- Given exercise -
Skip every picture, and extract verbatim the lines from the line containing "Recreate this image" to the line containing "y_first_bin, y_last_bin = 3, 36", both lines included.
------ Dataset content
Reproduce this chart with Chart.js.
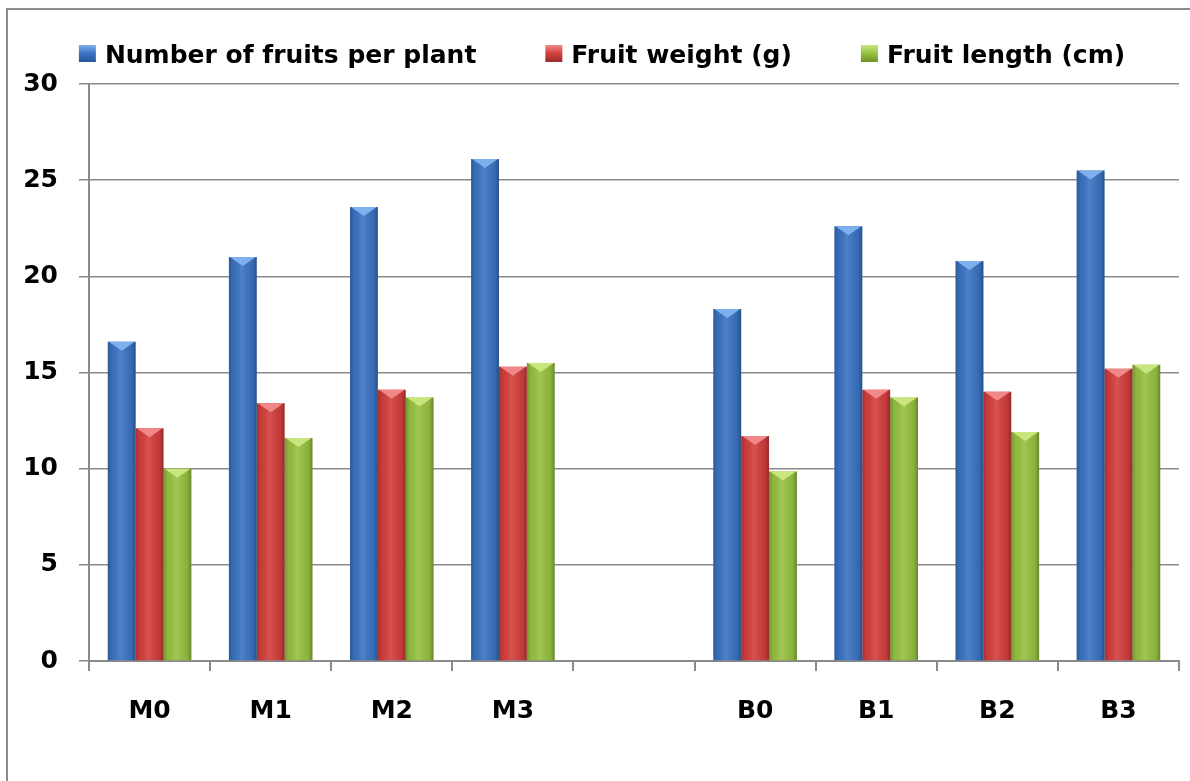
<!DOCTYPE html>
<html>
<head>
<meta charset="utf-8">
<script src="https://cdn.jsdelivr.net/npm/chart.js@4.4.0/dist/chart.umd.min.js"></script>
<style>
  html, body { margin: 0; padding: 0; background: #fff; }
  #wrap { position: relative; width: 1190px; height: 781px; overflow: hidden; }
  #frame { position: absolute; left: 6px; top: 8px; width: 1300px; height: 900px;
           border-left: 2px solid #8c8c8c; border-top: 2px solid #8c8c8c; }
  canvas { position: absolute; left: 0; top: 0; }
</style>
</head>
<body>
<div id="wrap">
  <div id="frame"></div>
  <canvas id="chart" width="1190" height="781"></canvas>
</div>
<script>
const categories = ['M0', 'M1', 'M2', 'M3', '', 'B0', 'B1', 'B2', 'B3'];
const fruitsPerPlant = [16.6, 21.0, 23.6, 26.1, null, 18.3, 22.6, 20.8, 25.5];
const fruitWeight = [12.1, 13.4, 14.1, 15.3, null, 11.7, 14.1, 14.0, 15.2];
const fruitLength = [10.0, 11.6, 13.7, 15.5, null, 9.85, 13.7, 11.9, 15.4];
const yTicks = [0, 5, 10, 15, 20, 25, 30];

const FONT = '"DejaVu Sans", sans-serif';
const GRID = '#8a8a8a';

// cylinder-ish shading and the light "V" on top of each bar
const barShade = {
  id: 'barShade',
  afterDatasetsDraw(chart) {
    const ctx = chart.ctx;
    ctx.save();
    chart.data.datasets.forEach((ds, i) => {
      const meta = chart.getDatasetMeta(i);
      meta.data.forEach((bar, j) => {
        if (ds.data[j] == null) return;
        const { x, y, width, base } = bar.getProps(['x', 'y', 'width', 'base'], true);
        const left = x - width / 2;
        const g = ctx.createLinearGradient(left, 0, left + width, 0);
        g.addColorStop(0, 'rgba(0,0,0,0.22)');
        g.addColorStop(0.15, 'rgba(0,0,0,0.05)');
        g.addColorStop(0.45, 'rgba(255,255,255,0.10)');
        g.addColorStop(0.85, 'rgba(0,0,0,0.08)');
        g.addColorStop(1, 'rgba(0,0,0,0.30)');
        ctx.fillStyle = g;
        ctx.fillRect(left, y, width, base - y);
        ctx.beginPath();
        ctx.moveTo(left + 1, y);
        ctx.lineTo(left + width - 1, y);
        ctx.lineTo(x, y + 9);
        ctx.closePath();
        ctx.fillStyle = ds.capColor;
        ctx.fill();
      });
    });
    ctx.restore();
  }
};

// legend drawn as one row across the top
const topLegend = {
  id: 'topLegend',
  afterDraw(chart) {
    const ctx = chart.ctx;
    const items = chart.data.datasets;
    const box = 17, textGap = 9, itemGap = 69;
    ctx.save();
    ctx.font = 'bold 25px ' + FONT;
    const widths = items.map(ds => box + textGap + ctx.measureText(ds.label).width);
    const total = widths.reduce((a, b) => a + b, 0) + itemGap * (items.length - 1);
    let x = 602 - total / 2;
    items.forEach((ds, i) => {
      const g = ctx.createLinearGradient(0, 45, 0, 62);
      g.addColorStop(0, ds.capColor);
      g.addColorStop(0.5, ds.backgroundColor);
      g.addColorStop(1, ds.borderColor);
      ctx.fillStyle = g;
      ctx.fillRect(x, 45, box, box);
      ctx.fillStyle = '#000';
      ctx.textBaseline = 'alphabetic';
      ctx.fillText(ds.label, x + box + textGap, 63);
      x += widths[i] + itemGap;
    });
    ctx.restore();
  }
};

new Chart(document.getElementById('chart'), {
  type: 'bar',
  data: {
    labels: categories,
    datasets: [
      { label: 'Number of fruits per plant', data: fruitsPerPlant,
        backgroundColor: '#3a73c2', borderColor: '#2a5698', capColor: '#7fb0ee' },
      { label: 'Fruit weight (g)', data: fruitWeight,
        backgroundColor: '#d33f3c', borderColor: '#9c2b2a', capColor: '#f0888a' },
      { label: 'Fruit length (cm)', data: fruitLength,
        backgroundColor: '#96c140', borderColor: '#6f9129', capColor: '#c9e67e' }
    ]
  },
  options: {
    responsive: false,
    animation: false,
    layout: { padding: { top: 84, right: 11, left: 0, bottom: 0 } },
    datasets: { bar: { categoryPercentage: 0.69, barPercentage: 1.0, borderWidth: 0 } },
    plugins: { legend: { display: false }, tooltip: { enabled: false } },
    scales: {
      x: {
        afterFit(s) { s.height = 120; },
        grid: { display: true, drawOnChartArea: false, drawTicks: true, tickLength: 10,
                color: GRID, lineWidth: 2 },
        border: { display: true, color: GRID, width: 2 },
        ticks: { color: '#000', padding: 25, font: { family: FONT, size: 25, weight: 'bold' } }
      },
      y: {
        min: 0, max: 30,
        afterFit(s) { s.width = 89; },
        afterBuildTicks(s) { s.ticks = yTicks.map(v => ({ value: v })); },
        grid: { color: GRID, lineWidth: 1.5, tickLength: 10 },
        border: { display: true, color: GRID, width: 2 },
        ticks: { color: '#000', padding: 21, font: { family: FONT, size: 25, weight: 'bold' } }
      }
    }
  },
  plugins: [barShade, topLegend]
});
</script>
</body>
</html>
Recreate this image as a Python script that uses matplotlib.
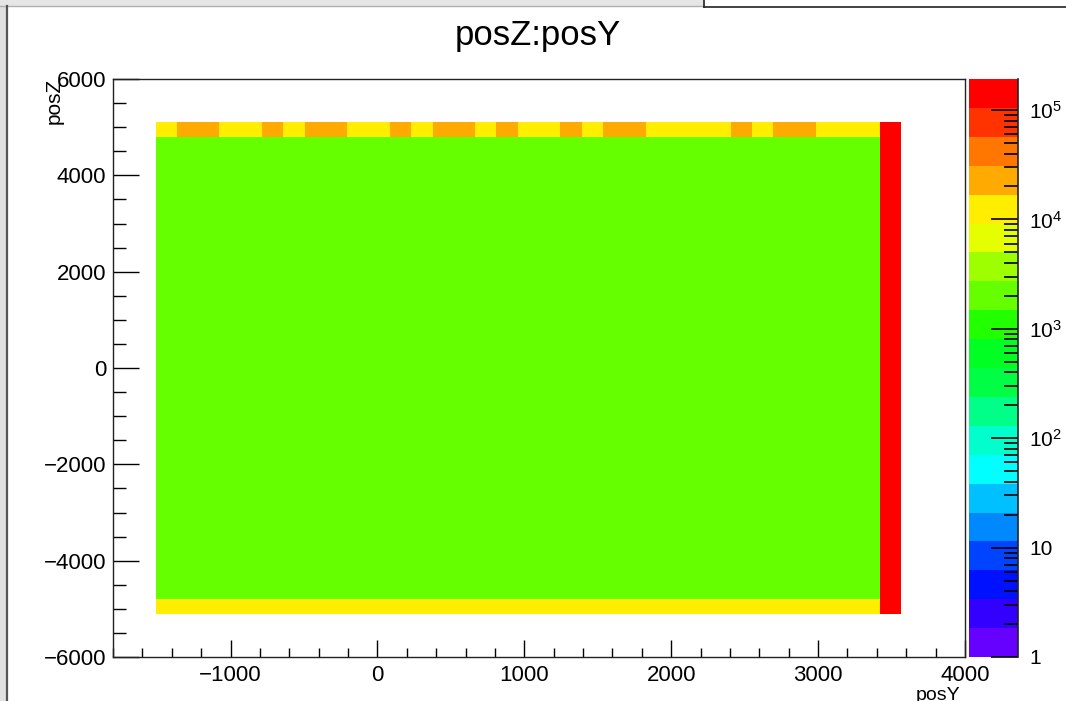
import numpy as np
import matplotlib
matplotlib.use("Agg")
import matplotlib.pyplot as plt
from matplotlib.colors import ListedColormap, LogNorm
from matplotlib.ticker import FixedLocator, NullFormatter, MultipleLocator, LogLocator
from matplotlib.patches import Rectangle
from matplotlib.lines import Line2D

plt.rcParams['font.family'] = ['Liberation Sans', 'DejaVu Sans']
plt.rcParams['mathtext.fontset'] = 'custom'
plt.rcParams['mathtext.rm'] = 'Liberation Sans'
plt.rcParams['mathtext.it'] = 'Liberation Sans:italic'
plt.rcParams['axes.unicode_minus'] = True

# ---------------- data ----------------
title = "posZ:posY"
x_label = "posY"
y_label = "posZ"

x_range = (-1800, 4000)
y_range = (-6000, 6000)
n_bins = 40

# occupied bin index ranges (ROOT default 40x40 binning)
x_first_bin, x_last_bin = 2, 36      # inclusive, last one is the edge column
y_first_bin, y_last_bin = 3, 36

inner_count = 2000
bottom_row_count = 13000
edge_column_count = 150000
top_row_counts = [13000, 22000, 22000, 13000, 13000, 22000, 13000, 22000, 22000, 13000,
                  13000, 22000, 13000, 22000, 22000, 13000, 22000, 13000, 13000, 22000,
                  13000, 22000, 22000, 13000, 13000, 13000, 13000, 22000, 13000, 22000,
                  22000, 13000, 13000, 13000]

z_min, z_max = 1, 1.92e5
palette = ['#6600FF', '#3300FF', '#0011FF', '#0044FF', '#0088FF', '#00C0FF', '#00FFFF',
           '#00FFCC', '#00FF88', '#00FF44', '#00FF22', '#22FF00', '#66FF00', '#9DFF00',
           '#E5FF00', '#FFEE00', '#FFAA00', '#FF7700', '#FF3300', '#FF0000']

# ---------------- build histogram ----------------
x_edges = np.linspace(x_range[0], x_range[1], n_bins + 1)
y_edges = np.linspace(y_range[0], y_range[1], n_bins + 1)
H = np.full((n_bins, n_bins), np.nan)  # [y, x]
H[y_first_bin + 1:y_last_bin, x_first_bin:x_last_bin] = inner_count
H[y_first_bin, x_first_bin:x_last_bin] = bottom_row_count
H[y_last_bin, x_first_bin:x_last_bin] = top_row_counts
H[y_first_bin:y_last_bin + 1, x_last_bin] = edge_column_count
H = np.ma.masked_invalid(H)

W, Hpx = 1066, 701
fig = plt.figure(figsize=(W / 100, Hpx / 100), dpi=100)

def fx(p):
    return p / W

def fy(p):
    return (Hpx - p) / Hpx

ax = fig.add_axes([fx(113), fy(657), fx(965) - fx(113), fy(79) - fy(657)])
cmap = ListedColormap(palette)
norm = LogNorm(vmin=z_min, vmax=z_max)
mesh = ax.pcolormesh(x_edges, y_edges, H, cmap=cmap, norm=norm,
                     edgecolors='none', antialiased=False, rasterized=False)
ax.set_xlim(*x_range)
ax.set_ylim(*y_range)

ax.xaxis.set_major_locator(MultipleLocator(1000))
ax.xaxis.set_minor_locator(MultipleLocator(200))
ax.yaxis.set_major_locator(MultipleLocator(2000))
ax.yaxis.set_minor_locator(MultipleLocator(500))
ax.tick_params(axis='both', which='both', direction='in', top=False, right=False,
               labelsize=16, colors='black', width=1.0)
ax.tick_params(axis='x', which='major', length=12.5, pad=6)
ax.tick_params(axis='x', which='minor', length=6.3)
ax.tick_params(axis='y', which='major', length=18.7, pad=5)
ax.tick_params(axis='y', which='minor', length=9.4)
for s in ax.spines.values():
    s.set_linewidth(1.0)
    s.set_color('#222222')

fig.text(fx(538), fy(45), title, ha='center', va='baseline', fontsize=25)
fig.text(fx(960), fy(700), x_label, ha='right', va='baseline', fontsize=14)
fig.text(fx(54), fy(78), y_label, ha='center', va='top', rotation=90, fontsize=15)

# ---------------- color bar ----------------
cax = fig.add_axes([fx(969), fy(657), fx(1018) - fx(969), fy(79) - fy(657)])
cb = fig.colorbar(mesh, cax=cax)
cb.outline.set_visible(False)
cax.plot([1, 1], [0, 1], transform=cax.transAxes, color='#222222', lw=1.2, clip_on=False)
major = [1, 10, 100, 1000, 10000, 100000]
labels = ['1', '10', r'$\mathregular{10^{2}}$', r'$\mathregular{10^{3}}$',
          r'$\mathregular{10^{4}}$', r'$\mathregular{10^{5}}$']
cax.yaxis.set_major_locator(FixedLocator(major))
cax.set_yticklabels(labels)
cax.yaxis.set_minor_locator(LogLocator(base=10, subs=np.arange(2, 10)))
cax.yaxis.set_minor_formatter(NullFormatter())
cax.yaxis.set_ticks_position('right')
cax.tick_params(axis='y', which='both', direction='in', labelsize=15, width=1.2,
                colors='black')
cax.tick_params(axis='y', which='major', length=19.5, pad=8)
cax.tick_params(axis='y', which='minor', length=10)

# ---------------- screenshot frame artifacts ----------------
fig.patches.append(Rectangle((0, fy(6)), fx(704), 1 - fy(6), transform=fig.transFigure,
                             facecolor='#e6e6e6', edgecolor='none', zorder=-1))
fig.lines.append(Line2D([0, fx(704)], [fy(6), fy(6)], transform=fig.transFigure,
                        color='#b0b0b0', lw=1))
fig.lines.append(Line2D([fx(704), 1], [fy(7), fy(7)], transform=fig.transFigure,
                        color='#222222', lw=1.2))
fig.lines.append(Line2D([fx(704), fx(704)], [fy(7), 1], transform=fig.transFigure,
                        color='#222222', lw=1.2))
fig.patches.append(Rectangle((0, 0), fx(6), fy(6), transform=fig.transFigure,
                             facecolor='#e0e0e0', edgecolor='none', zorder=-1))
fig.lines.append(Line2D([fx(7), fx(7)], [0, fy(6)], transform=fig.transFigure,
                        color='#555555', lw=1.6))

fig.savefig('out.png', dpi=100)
------------
- Task solution -
Recreate this image as a Python script that uses matplotlib.
import numpy as np
import matplotlib
matplotlib.use("Agg")
import matplotlib.pyplot as plt
from matplotlib.colors import ListedColormap, LogNorm
from matplotlib.ticker import FixedLocator, NullFormatter, MultipleLocator, LogLocator
from matplotlib.patches import Rectangle
from matplotlib.lines import Line2D

plt.rcParams['font.family'] = ['Liberation Sans', 'DejaVu Sans']
plt.rcParams['mathtext.fontset'] = 'custom'
plt.rcParams['mathtext.rm'] = 'Liberation Sans'
plt.rcParams['mathtext.it'] = 'Liberation Sans:italic'
plt.rcParams['axes.unicode_minus'] = True

# ---------------- data ----------------
title = "posZ:posY"
x_label = "posY"
y_label = "posZ"

x_range = (-1800, 4000)
y_range = (-6000, 6000)
n_bins = 40

# occupied bin index ranges (ROOT default 40x40 binning)
x_first_bin, x_last_bin = 2, 36      # inclusive, last one is the edge column
y_first_bin, y_last_bin = 3, 36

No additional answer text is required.